What Is Operation Olive Branch?
On Saturday, January 20, the Turkish armed forces launched an operation, called Olive Branch, against the Kurdish forces in Syria's Afrin district, which is just north of the city of Aleppo.
The General Staff of the Turkish armed forces says the operation in Afrin has led to the deaths of "260 terrorists" and one Turkish soldier.
"By launching the Olive Branch operation we have stopped the games of different powers who seek to implement their plans in our region. We will completely clear the region of terrorists beginning with [the Syrian city of] Manbij and throughout our entire border [with Syria], ensure our security," said President Recep Tayyip Erdogan.
The Free Syrian Army, who are backed by Ankara and opposed to the government of President Assad, have also taken part in the operation against the YPG.
Who Are The Kurdish Forces In Northern Syria?
The armed units in Afrin, and further east in Manbij, are grouped under the banner of the Kurdish People's Protection Units (YPG) and were created in 2014 to defend Kurds from Daesh.
Although Syria's Kurdish population was very small and mostly in the far north east of the country, the YPG managed to take the battle to Daesh and captured large tracts of territory along the Turkish border.
But the Turks believe the YPG is an extension of the PKK, a Kurdish terror group which is banned in Turkey.
Who Are The PKK?
The Kurdistan Workers Party (PKK) is an armed group, similar to the Irish Republican Army (IRA) or ETA (Euskadi ta Azkatasuna) in Spain's Basque Country, whose leader, Abdullah Ocalan, has been in imprisoned since 1999.
It has been fighting in south-eastern Turkey for three decades, killing hundreds of Turkish soldiers and civilians.
Its original demand was for an independent Kurdish state, but in recent years this has been reduced to demands for autonomy and the withdrawal of Turkish soldiers.
In December 2016 38 people were killed when a suicide bomber from the Kurdistan Freedom Falcons (TAK) — an offshoot of the PKK — blew himself up at a football match in the Vodafone Arena in Istanbul.
Who Are The Kurds?
There are around 30 million ethnic Kurds living in largely mountainous regions of Armenia, south-eastern Turkey, northern Iraq, north-western Iran and north-east Syria.
There has never been a Kurdish state but demands for a "Kurdistan" began to grow in the early 19th century and the British and French paid lip service to the idea in the 1920 Treaty of Sevres, which was drawn up following the defeat of the Ottoman Empire.

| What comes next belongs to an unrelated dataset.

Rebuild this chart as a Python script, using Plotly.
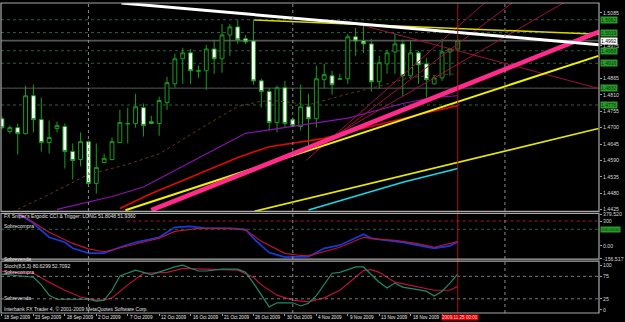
import plotly.graph_objects as go
import pandas as pd

# ---------------- data ----------------
all_days = pd.date_range("2009-09-18", "2009-11-25", freq="D")
bar_dates = [d for d in all_days if d.weekday() != 5]   # daily bars incl. Sunday
n_bars = len(bar_dates)
bar_idx = list(range(n_bars))

opens = [1.4730, 1.4687, 1.4700, 1.4680, 1.4807, 1.4727, 1.4650, 1.4697, 1.4704, 1.4620,
         1.4593, 1.4653, 1.4513, 1.4583, 1.4593, 1.4650, 1.4712, 1.4714, 1.4767, 1.4720,
         1.4714, 1.4784, 1.4847, 1.4931, 1.4951, 1.4889, 1.4891, 1.4964, 1.4931, 1.5011,
         1.5038, 1.4998, 1.4991, 1.4857, 1.4821, 1.4717, 1.4834, 1.4727, 1.4704, 1.4770,
         1.4730, 1.4861, 1.4874, 1.4862, 1.4864, 1.5005, 1.4991, 1.4981, 1.4854, 1.4914,
         1.4954, 1.4981, 1.4874, 1.4951, 1.4914, 1.4847, 1.4867, 1.4954, 1.4964]
highs = [1.4737, 1.4707, 1.4714, 1.4841, 1.4844, 1.4801, 1.4724, 1.4720, 1.4714, 1.4647,
         1.4684, 1.4657, 1.4647, 1.4613, 1.4667, 1.4760, 1.4767, 1.4814, 1.4781, 1.4740,
         1.4804, 1.4871, 1.4948, 1.4968, 1.4964, 1.4908, 1.4978, 1.4995, 1.5048, 1.5048,
         1.5061, 1.5011, 1.5061, 1.4864, 1.4834, 1.4841, 1.4857, 1.4734, 1.4844, 1.4814,
         1.4908, 1.4914, 1.4891, 1.4881, 1.5015, 1.5035, 1.5041, 1.4998, 1.4941, 1.4961,
         1.5015, 1.4995, 1.4991, 1.4958, 1.4934, 1.4874, 1.4998, 1.4968, 1.4998]
lows = [1.4694, 1.4680, 1.4610, 1.4677, 1.4684, 1.4620, 1.4613, 1.4684, 1.4563, 1.4526,
        1.4570, 1.4510, 1.4479, 1.4580, 1.4590, 1.4648, 1.4647, 1.4700, 1.4670, 1.4711,
        1.4673, 1.4760, 1.4834, 1.4847, 1.4847, 1.4867, 1.4827, 1.4881, 1.4884, 1.4941,
        1.4981, 1.4981, 1.4844, 1.4767, 1.4690, 1.4684, 1.4700, 1.4707, 1.4690, 1.4640,
        1.4700, 1.4831, 1.4811, 1.4861, 1.4847, 1.4941, 1.4951, 1.4821, 1.4831, 1.4881,
        1.4881, 1.4807, 1.4864, 1.4847, 1.4801, 1.4845, 1.4857, 1.4874, 1.4958]
closes = [1.4700, 1.4700, 1.4680, 1.4807, 1.4727, 1.4650, 1.4667, 1.4707, 1.4620, 1.4590,
          1.4653, 1.4513, 1.4566, 1.4597, 1.4653, 1.4717, 1.4714, 1.4770, 1.4707, 1.4714,
          1.4791, 1.4851, 1.4931, 1.4951, 1.4891, 1.4891, 1.4964, 1.4931, 1.5011, 1.5038,
          1.4995, 1.4988, 1.4857, 1.4821, 1.4717, 1.4834, 1.4714, 1.4707, 1.4770, 1.4730,
          1.4864, 1.4878, 1.4844, 1.4864, 1.5005, 1.4991, 1.4981, 1.4854, 1.4918, 1.4951,
          1.4981, 1.4874, 1.4951, 1.4911, 1.4861, 1.4867, 1.4954, 1.4964, 1.4992]

# moving averages (bar index, price)
ma_brown_idx = [2, 6, 11, 16, 20, 25, 30, 33, 35, 39, 44, 48, 52, 58]
ma_brown_val = [1.4426, 1.4476, 1.4543, 1.4577, 1.4612, 1.4693, 1.4771, 1.4789, 1.4790,
                1.4777, 1.4813, 1.4839, 1.4869, 1.4881]
ma_purple_idx = [7, 11, 14, 18, 22, 25, 31, 37, 44, 51, 55, 58]
ma_purple_val = [1.4426, 1.4450, 1.4469, 1.4501, 1.4555, 1.4598, 1.4681, 1.4705, 1.4732,
                 1.4781, 1.4802, 1.4807]
ma_red_idx = [15, 19, 23, 27, 30, 34, 37, 41, 45, 50, 54, 58]
ma_red_val = [1.4429, 1.4479, 1.4523, 1.4566, 1.4600, 1.4636, 1.4648, 1.4664, 1.4691,
              1.4725, 1.4750, 1.4774]
ma_cyan_idx = [39, 45, 51, 58]
ma_cyan_val = [1.4424, 1.4471, 1.4517, 1.4563]

# trend lines: ([idx0, idx1], [price0, price1])
tl_white = ([15.2, 76.0], [1.5118, 1.4978])
tl_yellow_top = ([32.1, 76.0], [1.5061, 1.5013])
tl_pink = ([19.0, 76.0], [1.4423, 1.5022])
tl_yellow_main = ([15.7, 75.9], [1.4423, 1.4941])
tl_yellow_low = ([32.1, 75.9], [1.4419, 1.4697])
tl_crimson_down = ([43.8, 76.0], [1.5058, 1.4831])
tl_fans = [([38.7, 61.4], [1.4590, 1.5118]),
           ([40.0, 64.9], [1.4623, 1.5118]),
           ([41.3, 71.4], [1.4657, 1.5118])]

# horizontal levels
green_levels = [1.5062, 1.5019, 1.4958, 1.4916, 1.4832, 1.4776]
bid_price = 1.4992
price_ticks = [1.5085, 1.4975, 1.4865, 1.4810, 1.4755, 1.4700, 1.4645, 1.4590, 1.4535, 1.4480, 1.4425]

# Ergodic CCI
cci_idx = [0, 2, 3, 4, 6, 8, 9, 11, 13, 15, 17, 20, 22, 24, 26, 29, 31, 32, 33, 34, 36, 38, 39,
           41, 43, 46, 47, 49, 51, 55, 57, 58]
cci_val = [440, 390, 332, 272, 104, 44, -28, -88, -88, -16, 44, 104, 224, 236, 212, 212, 200,
           90, 3, -80, -136, -136, -130, -28, 8, 140, 92, 68, 44, -28, 0, 51.8048]
trig_idx = [0, 2, 3, 6, 9, 11, 13, 15, 17, 20, 22, 25, 29, 31, 33, 36, 38, 39, 43, 46, 47, 48,
            50, 53, 55, 58]
trig_val = [470, 400, 344, 164, 30, -36, -70, -25, 25, 92, 175, 212, 212, 190, 55, -90, -115,
            -120, -16, 104, 90, 78, 68, 25, -16, 51.936]

# Stochastic
sto_idx = [0, 1, 4, 5, 6, 7, 11, 12, 13, 14, 15, 17, 19, 22, 23, 24, 25, 26, 28, 30, 31, 32, 33,
           34, 35, 37, 38, 39, 40, 41, 42, 43, 45, 46, 47, 48, 49, 50, 51, 53, 54, 55, 56, 57, 58]
sto_val = [80, 78, 73, 56, 33, 24, 24, 20, 22, 44, 76, 89, 79, 96, 100, 93, 87, 87, 91, 91, 84,
           60, 33, 7, 16, 16, 9, 15, 32, 58, 82, 84, 96, 96, 80, 62, 49, 60, 51, 44, 42, 31, 42,
           60, 80.6299]
sig_idx = [0, 1, 4, 6, 8, 10, 12, 13, 14, 16, 18, 21, 23, 26, 30, 32, 33, 35, 37, 39, 41, 43,
           45, 46, 47, 48, 50, 53, 55, 57, 58]
sig_val = [86, 84, 82, 62, 44, 29, 22, 22, 27, 56, 82, 84, 93, 91, 89, 73, 56, 33, 22, 18, 27,
           44, 73, 88, 90, 84, 62, 51, 44, 44, 52.7092]

# ---------------- layout helpers ----------------
W, H = 625, 322
ML, MR, MT, MB = 1, 19, 2, 9
PH = H - MT - MB


def py(pix):
    """pixel row -> paper fraction"""
    return (H - MB - pix) / PH


FONT = "Liberation Sans"
GREEN = "#1a9c1a"

fig = go.Figure()

fig.add_trace(go.Candlestick(
    x=bar_idx, open=opens, high=highs, low=lows, close=closes,
    increasing=dict(line=dict(color=GREEN, width=1), fillcolor="#000000"),
    decreasing=dict(line=dict(color=GREEN, width=1), fillcolor="#ffffff"),
    whiskerwidth=0, xaxis="x", yaxis="y", hoverinfo="skip"))


def add_line(xs, ys, color, width, yaxis="y", dash=None):
    fig.add_trace(go.Scatter(x=xs, y=ys, mode="lines", yaxis=yaxis, xaxis="x",
                             line=dict(color=color, width=width, dash=dash),
                             hoverinfo="skip"))


add_line(ma_brown_idx, ma_brown_val, "#6a3418", 1, dash="dot")
add_line(ma_purple_idx, ma_purple_val, "#8a12b0", 1.2)
add_line(ma_red_idx, ma_red_val, "#e00808", 1.6)
add_line(ma_cyan_idx, ma_cyan_val, "#16d8e8", 1.6)
for fx, fy in tl_fans:
    add_line(fx, fy, "#a0103c", 1)
add_line(*tl_crimson_down, "#a0103c", 1)
add_line(*tl_yellow_low, "#e8e800", 1.6)
add_line(*tl_yellow_main, "#f0f000", 2)
add_line(*tl_yellow_top, "#d8d800", 1.5)
add_line(*tl_pink, "#ff2a8a", 4.5)
add_line(*tl_white, "#ffffff", 3)

# CCI panel
add_line(cci_idx, cci_val, "#1838d8", 1.8, yaxis="y2")
add_line(trig_idx, trig_val, "#c0103a", 1.2, yaxis="y2")
# Stoch panel
add_line(sig_idx, sig_val, "#c0103a", 1.2, yaxis="y3")
add_line(sto_idx, sto_val, "#1f8a6a", 1.2, yaxis="y3")

dom_price = [py(211), 1.0]
dom_cci = [py(259), py(213)]
dom_sto = [0.0, py(261)]

shapes = []
# level lines in price panel
for lv in green_levels:
    shapes.append(dict(type="line", xref="paper", x0=0, x1=1, yref="y", y0=lv, y1=lv,
                       line=dict(color="#28603f", width=1, dash="dot"), layer="below"))
shapes.append(dict(type="line", xref="paper", x0=0, x1=1, yref="y", y0=bid_price, y1=bid_price,
                   line=dict(color="#555555", width=1.6), layer="below"))
shapes.append(dict(type="line", xref="paper", x0=0, x1=1, yref="y", y0=green_levels[4], y1=green_levels[4],
                   line=dict(color="#383838", width=1.6), layer="below"))
# CCI levels
shapes.append(dict(type="line", xref="paper", x0=0.21, x1=1, yref="y2", y0=300, y1=300,
                   line=dict(color="#b0103a", width=1, dash="dot")))
shapes.append(dict(type="line", xref="paper", x0=0, x1=1, yref="y2", y0=200, y1=200,
                   line=dict(color="#28603f", width=1, dash="dot")))
# stoch levels
for lv in (75, 25):
    shapes.append(dict(type="line", xref="paper", x0=0, x1=1, yref="y3", y0=lv, y1=lv,
                       line=dict(color="#7a7a7a", width=1, dash="dot")))
# month separators (future time counted by calendar day)
last = bar_dates[-1]
for m in ["2009-10-01", "2009-11-01", "2009-12-01"]:
    d = pd.Timestamp(m)
    if d <= last:
        pos = sum(1 for b in bar_dates if b < d)
    else:
        pos = n_bars - 1 + (d - last).days
    shapes.append(dict(type="line", xref="x", x0=pos, x1=pos, yref="paper", y0=0, y1=1,
                       line=dict(color="#8a8a8a", width=1, dash="dot")))
# current bar line
shapes.append(dict(type="line", xref="x", x0=n_bars - 1, x1=n_bars - 1, yref="paper", y0=0, y1=1,
                   line=dict(color="#b01020", width=1)))
# panel frames
for d0, d1 in (dom_price, dom_cci, dom_sto):
    shapes.append(dict(type="rect", xref="paper", x0=0, x1=1, yref="paper", y0=d0, y1=d1,
                       line=dict(color="#a8a8a8", width=1.2)))

ann = []


def txt(x, y, s, color="#e0e0e0", size=5, xref="paper", yref="paper", xanchor="left",
        yanchor="middle", bg=None, xshift=0):
    a = dict(x=x, y=y, xref=xref, yref=yref, text=s, showarrow=False, xanchor=xanchor,
             yanchor=yanchor, font=dict(family=FONT, size=size, color=color), xshift=xshift,
             borderpad=0)
    if bg:
        a["bgcolor"] = bg
    ann.append(a)


txt(0.004, py(216), "FX Sniper's Ergodic CCI & Trigger: LONG 51.8048 51.9360")
txt(0.004, py(226), "Sobrecompra")
txt(0.004, py(258.5), "Sobrevenda")
txt(0.004, py(265.5), "Stoch(8,5,3) 80.6299 52.7092")
txt(0.004, py(272), "Sobrecompra")
txt(0.004, py(297.5), "Sobrevenda")
txt(0.004, py(309), "Interbank FX Trader 4, \u00a9 2001-2009 MetaQuotes Software Corp.")

# date labels
for i in range(0, n_bars - 4, 4):
    d = bar_dates[i]
    txt(i, py(317.5), f"{d.day} {d.strftime('%b %Y')}", xref="x", color="#e8e8e8", xshift=1,
        size=4.6)
txt(n_bars - 1, py(317.5), last.strftime("%Y.%m.%d 00:00"), xref="x", xanchor="center",
    color="#ffd8d8", bg="#e00000", size=4.6, xshift=2)

# right-side boxes
for lv in green_levels:
    txt(1, lv, f"{lv:.4f}", yref="y", color="#063806", bg="#2a9a2a", xshift=1)
txt(1, bid_price, f"{bid_price:.4f}", yref="y", color="#000000", bg="#ffffff", xshift=1)
txt(1, 200, "200.0000", yref="y2", color="#063806", bg="#2a9a2a", xshift=1, size=4.4)

tickfont = dict(family=FONT, size=5.2, color="#d8d8d8")
fig.update_layout(
    width=W, height=H, margin=dict(l=ML, r=MR, t=MT, b=MB),
    paper_bgcolor="#000000", plot_bgcolor="#000000", showlegend=False,
    shapes=shapes, annotations=ann,
    xaxis=dict(range=[-0.126, 75.97], anchor="y3", showgrid=False, zeroline=False,
               showticklabels=False, ticks="outside", ticklen=2, tickcolor="#a0a0a0",
               tickvals=list(range(0, n_bars, 4)), rangeslider=dict(visible=False),
               fixedrange=True),
    yaxis=dict(domain=dom_price, range=[1.44192, 1.51183], side="right", anchor="x",
               showgrid=False, zeroline=False, tickvals=price_ticks,
               ticktext=[f"{v:.4f}" for v in price_ticks], ticks="outside", ticklen=2,
               tickcolor="#a0a0a0", tickfont=tickfont),
    yaxis2=dict(domain=dom_cci, range=[-159.6, 392.4], side="right", anchor="x",
                showgrid=False, zeroline=False, tickvals=[379.52, 300, 0, -156.517],
                ticktext=["379.520", "300", "0.00", "-156.517"], ticks="outside", ticklen=2,
                tickcolor="#a0a0a0", tickfont=tickfont),
    yaxis3=dict(domain=dom_sto, range=[-6.7, 108.9], side="right", anchor="x",
                showgrid=False, zeroline=False, tickvals=[100, 75, 25, 0],
                ticktext=["100", "75", "25", "0"], ticks="outside", ticklen=2,
                tickcolor="#a0a0a0", tickfont=tickfont),
)

fig.write_html("out.html")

But Kemal Ataturk, the founder of the modern Turkish state, downplayed the Kurdish identity and they have often been described officially as "mountain Turks", with their language being banned in Turkish schools.
What About The Kurds Of Iraq?
The PKK only represents Kurds within Turkey. Across the border in Iraq there are two rival organizations, the PUK and the KDP, which both fought against Saddam Hussein, who sought to crush the Kurds during his reign.
The Patriotic Union of Kurdistan (PUK) is led by Jalal Talabani while the Kurdistan Democratic Party (KDP) is commanded by Massoud Barzani.
READ MORE: Syria's Kurds Likely to Suffer Similar Fate to Their Iraqi Counterparts
They have shared power in the Kurdish regional government but in elections in 2013 the Change Movement, led by Nawshirwan Mustafa, made considerable gains, having campaigned against alleged corruption by both the KDP and PUK.
The 2005 Iraqi constitution granted autonomy to the Kurds but in recent years the region has become more like a de facto state and in September last year a majority voted in favor of independence in a referendum.
What About Iran's Kurds?
More than six million Kurds live in Iran but they have been less restive than their cousins in Turkey and Iraq.
On Sunday, January 21, Iran's President Hassan Rouhani met the Prime Minister of the Kurdish regional government in Iraq, Nechirvan Barzani, amid efforts to improve relations.
But Ali Shamkhani, secretary of Iran's Supreme National Security Council, warned against support for Iranian Kurdish rebels.
"We cannot tolerate that counter-revolutionary groups use Kurdish territory to assassinate our soldiers and citizens and return to the Kurdish region, and then take responsibility for these acts in official Kurdish media," said Mr. Shamkani.